Brevity will no longer be the soul of wit, if Twitter sees through its plan to increase its legendary 140-character limit. Yesterday, the micro-blogging site doubled the limit to 280 characters for a some select users around the world to test the success of the move. In a blogpost explaining this strategic shift, Twitter's product manager, Aliza Rosen, and senior software engineer, Ikuhiro Ihara, wrote, "Our research shows us that the character limit is a major cause of frustration for people Tweeting in English, but it is not for those Tweeting in Japanese. Also, in all markets, when people don't have to cram their thoughts into 140 characters and actually have some to spare, we see more people Tweeting – which is awesome!"
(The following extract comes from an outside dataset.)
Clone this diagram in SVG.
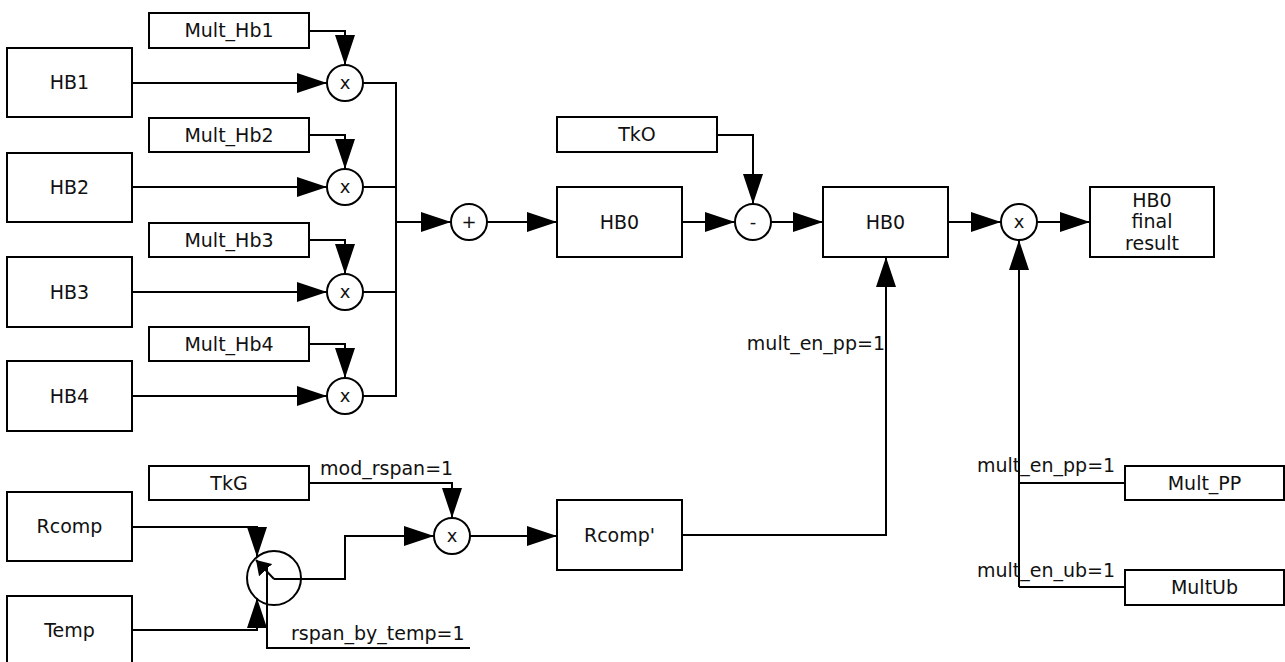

Not surprisingly, Twitter users across the world had much to say about Twitter's bold decision, with an equal amount of cheering on and backlash. But regardless of whether they approved of the 280-character limit or hated the thought of losing the very essence of what made Twitter, Twitter, the few that were chosen to be a part of the test roll-out went little nuts using the feature.

Ever since the announcement yesterday, the test group users have been using the increased character limit to say all kinds of hilarious, nonsensical, musical, and even activistic things.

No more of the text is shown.